LM: That is difficult to estimate with any accuracy. I know how many people booked hotel-ticket packages through us, but there are other guests here who ordered concert their tickets separately. However, looking at our guests, it is obvious to me who the festival-goers are. What I can tell you is that, of the 375 rooms in the hotel, we kept 300 for those people attending the festival. The artists are accommodated at the Dan at our expense. There are no vacancies this week, meaning that, whatever the number of guests we have, the festival has attracted a great many people. I would estimate that more than 50% of the rooms are occupied by people here for the festival.

PH: I have noticed that there are many more concerts over the weekend than in the preceding days.

LM: Yes. Here we take into account the fact that people are freer to attend the festival over the weekend. It is a fact that there were considerably more festival guests from Thursday to Sunday.

PH: Have people living locally been buying tickets to the concerts?

LM: Most definitely.

PH: Would you like to talk about preparations made at the hotel for the festival?

LM: Yes. Prior to the festival, it takes a week to set up our two large halls – the Tarshish Hall and the larger Big Blue Hall – to build stages, to install risers. We need to prepare other rooms for the master classes as well as practice rooms for the artists. In the week set aside for setting up the halls as concert halls, we do not host conferences. Another aspect is the business of planning and marketing the festival, the packages, the special prices and the decision to keep many rooms reserved for festival-goers right up to the last moment. The festival centre is then set up here, as are ticket stands. We need ushers. Then there is the subject of catering and the printing up of new menus; the lobby menu, for example, takes on a more Viennese flavor, with Apfelstrudel and Sachertorte served. And, following the last evening concert each day, our chefs are there with hot soup, pastries, chocolates and wine for everyone. These post-concert spreads have been much appreciated by audiences. The festival ends with a cocktail party for the artists. All the above details come together within one week after months of planning.

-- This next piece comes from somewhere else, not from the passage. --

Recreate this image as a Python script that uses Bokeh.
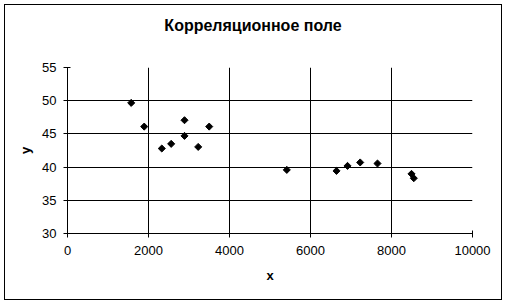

PH: Do you bring in extra workers for the festival?

LM: No. We organize it using our own staff. Only when it comes to ushers, we do employ extra people in order to have enough of our security people manning the hotel.

PH: What about pianos?

LM: We have one piano in the hotel. More pianos are brought in for the duration of the festival. And, of course, there is also the importance of tuning them.

PH: Do you consider all of this profitable businesswise?

LM: That I really cannot say and it is not even our top priority in this case. But, as far as putting the Dan Hotel Eilat “on the map”, this is indeed an important and auspicious event.

I spoke to some of the festival audience members to hear their opinions on the festival and on the Dan Eilat as a concert venue. A couple from Tel Aviv – she a biochemist and he in the tourist business – was attending the festival for the third time. They have, however, stayed at the Dan Eilat several times. In Tel Aviv, they subscribe to the Israel Philharmonic Orchestra’s concerts and the New Israeli Opera. Attending six concerts of the present festival, they were happy with the acoustics of the two Dan Hotel halls; with a tendency to back pain, she found the seats uncomfortable. Now attending the festival on a regular basis and full of enthusiasm for it, they mentioned their surprise at the fact that the festival was not highly publicized.

I approached a couple from Eilat. Both now retired, he is an engineer by profession and she worked in air travel. A keen music-lover, she remembers when there were no classical music events in the town. She now attends all classical music events in Eilat, most of them taking place at the Eilat Conservatory. She and her husband have been attending the festival from the day it started, this year choosing to hear two concerts. With a special love for chamber music, she finds the Big Blue Hall less friendly than the smaller, more intimate Tarshish Hall. Another Eilat resident seen at the concerts was Dutch-born Mrs. Agnes Brevet. A pianist, ‘cellist and flautist and teacher at the Eilat Conservatory, she and Leonid Rozenberg have spent much time exchanging ideas on the quality of Eilat’s musical life. Feeling that something was missing in the town’s cultural existence, Mrs. Brevet wanted to contribute to improving it. She contacted the Arnica Foundation in Holland and, with the support of this foundation, she and Rozenberg started the Eilat Chamber Music Festival nine years ago. She has remained involved in the festival ever since and has only praise for the Dan Eilat and for the wholehearted and generous way the hotel has taken the festival under its wing. Mrs. Brevet spoke of the halls at the Dan as, despite not being built as concert halls, being as good as any of the hotel halls the festival has used, and far superior to the Eilat Theatre.

A couple visiting from Manchester, U.K., combining a good-weather vacation with fine music, was attending the Eilat Chamber Music Festival for the third time. The two, he a lawyer and she a social worker, attend concerts and opera at home. Not staying at the Dan Hotel, they were attending five concerts of the festival. Referring back to when the festival took place at the poorly situated Eilat Theatre, the two were more than satisfied with the two Dan Hotel halls. Two other non-Israelis attending the festival were a journalist couple from Berlin, Germany. This was their first trip to Eilat. Regular concert-goers in Berlin, they had heard about the Eilat Chamber Music Festival from a Jerusalem friend and were surprised there had been so little publicity for the event. Staying at a hotel within walking distance of the Dan, they attended three concerts; they found the Dan Hotel halls to their liking and were impressed by the variety of musical events offered. “Trees, Walls, Cities” (the Brodsky Quartet with mezzo-soprano Lore Lixenberg)had left a strong impression on them.